- _DATA_:
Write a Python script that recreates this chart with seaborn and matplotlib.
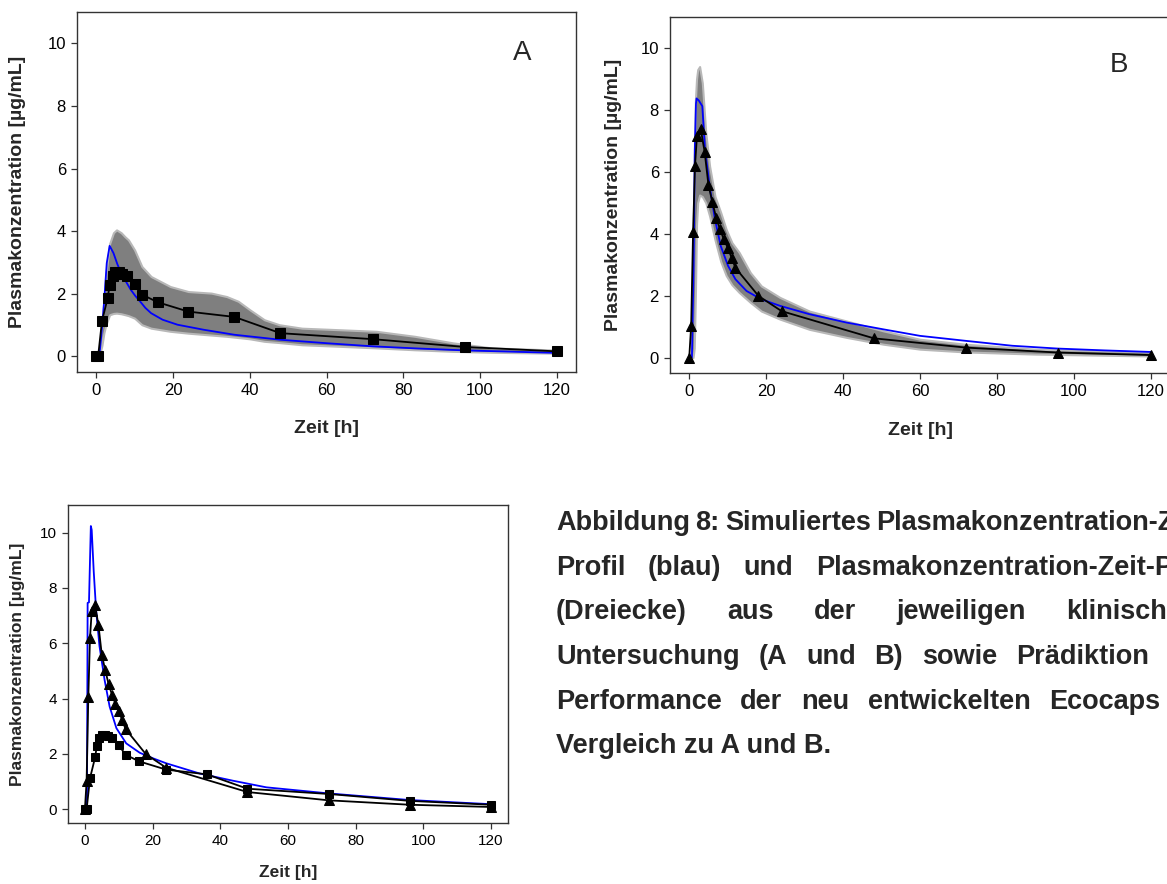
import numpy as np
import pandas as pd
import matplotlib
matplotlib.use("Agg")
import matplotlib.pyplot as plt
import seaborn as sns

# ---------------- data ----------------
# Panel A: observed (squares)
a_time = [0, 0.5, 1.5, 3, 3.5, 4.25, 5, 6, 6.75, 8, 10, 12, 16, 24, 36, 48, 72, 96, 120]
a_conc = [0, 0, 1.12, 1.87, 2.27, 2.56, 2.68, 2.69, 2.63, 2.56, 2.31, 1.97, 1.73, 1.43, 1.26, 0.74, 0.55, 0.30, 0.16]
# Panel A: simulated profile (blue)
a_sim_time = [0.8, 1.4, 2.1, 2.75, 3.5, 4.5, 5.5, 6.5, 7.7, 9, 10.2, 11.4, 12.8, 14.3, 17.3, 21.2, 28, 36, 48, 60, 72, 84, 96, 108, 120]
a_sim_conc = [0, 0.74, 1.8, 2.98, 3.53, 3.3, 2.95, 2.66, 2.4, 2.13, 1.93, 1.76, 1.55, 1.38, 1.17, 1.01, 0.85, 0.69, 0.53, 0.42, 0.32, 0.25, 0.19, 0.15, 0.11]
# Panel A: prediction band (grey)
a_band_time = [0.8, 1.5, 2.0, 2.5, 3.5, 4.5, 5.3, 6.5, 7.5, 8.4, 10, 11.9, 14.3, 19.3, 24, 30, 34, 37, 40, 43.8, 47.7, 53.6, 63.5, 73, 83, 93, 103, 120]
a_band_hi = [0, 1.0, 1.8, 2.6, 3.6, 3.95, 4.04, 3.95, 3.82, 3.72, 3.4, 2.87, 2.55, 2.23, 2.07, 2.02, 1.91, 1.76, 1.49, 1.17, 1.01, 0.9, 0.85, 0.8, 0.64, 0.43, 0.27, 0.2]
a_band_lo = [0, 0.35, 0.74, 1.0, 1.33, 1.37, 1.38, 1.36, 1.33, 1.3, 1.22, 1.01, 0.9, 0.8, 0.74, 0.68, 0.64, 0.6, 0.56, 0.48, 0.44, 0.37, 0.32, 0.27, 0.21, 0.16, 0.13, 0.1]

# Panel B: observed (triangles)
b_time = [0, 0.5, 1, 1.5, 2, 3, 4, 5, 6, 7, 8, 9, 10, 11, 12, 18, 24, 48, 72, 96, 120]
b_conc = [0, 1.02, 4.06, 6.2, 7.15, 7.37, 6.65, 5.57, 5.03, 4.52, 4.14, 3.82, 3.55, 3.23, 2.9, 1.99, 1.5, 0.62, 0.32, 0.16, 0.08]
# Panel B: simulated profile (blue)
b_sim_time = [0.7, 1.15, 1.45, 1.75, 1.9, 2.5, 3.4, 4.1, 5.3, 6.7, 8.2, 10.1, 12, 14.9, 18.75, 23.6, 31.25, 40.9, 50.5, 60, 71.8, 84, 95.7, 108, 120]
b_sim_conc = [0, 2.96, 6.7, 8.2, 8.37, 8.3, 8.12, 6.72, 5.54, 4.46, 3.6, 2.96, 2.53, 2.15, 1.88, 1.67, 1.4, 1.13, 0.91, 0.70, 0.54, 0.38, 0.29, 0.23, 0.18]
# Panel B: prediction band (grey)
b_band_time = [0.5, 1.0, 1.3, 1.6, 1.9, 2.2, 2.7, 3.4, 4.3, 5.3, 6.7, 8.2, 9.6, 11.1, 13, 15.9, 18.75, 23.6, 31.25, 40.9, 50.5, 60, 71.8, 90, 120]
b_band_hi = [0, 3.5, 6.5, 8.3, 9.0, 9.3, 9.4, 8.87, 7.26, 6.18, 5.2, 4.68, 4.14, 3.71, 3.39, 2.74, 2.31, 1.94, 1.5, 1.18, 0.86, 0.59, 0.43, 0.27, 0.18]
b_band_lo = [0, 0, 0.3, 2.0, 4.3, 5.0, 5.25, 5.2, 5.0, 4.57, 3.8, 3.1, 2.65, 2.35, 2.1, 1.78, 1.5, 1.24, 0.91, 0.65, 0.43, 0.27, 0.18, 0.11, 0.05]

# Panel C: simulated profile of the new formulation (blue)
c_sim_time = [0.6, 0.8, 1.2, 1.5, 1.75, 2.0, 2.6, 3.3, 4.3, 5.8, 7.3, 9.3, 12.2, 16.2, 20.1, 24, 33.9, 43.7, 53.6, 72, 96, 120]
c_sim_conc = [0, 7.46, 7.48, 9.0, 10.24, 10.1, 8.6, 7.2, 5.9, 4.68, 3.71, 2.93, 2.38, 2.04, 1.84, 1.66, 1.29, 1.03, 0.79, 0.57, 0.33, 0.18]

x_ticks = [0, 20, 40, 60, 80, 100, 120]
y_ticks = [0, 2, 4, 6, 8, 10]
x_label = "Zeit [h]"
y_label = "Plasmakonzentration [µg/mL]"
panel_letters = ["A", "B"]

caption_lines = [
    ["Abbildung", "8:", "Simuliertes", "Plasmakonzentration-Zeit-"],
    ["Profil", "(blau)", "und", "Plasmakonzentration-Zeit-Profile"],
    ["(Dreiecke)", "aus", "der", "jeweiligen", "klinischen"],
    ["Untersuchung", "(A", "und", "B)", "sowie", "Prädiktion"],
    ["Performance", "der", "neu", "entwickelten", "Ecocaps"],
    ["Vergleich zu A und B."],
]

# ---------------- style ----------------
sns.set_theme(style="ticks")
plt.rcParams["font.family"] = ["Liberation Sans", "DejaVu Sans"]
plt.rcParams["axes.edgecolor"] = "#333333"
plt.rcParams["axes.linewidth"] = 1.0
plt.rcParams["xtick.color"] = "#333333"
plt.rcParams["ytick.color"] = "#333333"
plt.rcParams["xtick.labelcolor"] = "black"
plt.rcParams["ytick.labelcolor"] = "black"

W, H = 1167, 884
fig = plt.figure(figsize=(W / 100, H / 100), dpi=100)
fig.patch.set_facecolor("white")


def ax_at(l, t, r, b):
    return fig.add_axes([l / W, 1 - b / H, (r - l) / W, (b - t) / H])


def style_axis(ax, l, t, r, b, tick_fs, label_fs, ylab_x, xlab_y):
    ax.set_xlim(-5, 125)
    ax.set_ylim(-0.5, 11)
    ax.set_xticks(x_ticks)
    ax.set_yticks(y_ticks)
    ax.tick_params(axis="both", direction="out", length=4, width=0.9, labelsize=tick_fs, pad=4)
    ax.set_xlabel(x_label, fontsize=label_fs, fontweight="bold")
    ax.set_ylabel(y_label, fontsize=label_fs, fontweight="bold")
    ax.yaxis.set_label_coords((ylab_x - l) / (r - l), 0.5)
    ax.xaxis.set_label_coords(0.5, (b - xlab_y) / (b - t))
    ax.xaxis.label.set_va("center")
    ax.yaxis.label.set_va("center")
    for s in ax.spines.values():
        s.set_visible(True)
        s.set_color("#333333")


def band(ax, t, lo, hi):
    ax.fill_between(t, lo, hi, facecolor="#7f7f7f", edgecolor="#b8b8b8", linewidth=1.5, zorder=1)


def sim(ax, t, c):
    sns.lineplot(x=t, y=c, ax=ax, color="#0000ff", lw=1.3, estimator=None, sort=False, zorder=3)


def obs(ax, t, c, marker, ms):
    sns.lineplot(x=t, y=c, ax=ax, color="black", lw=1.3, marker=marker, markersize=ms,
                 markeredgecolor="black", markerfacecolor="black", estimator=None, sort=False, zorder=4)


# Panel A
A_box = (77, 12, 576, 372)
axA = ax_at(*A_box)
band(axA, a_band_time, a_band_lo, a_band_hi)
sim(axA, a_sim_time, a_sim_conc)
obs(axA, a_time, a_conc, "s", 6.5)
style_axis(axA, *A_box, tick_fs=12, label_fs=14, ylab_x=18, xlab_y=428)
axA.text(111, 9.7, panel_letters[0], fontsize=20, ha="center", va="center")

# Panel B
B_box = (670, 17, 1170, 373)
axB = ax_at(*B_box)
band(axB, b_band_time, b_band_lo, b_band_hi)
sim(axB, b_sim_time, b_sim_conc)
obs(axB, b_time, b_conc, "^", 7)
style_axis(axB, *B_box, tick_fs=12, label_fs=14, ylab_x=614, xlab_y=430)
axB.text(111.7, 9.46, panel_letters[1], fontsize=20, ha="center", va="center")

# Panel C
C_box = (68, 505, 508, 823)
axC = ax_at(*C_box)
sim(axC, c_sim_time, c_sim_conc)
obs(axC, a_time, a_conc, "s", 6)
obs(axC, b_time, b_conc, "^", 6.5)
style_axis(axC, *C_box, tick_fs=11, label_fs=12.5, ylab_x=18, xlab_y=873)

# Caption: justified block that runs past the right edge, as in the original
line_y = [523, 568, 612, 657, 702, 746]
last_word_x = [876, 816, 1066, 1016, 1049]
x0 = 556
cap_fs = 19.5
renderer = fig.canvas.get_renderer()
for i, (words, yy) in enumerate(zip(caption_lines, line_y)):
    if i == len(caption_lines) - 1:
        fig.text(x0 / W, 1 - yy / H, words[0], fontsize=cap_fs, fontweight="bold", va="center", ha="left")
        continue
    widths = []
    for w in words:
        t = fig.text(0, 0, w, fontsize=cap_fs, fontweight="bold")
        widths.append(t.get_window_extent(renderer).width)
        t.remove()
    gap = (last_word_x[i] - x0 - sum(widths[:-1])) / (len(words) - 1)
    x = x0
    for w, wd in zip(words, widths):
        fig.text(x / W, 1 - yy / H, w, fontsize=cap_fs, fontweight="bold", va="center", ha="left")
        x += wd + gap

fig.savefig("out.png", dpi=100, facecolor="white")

- _THE TASK_:
Make an exact copy of the lines from the top of the material through the line with "import seaborn as sns", pictures excluded.

- _EXPECTED OUTPUT_:
Write a Python script that recreates this chart with seaborn and matplotlib.
import numpy as np
import pandas as pd
import matplotlib
matplotlib.use("Agg")
import matplotlib.pyplot as plt
import seaborn as sns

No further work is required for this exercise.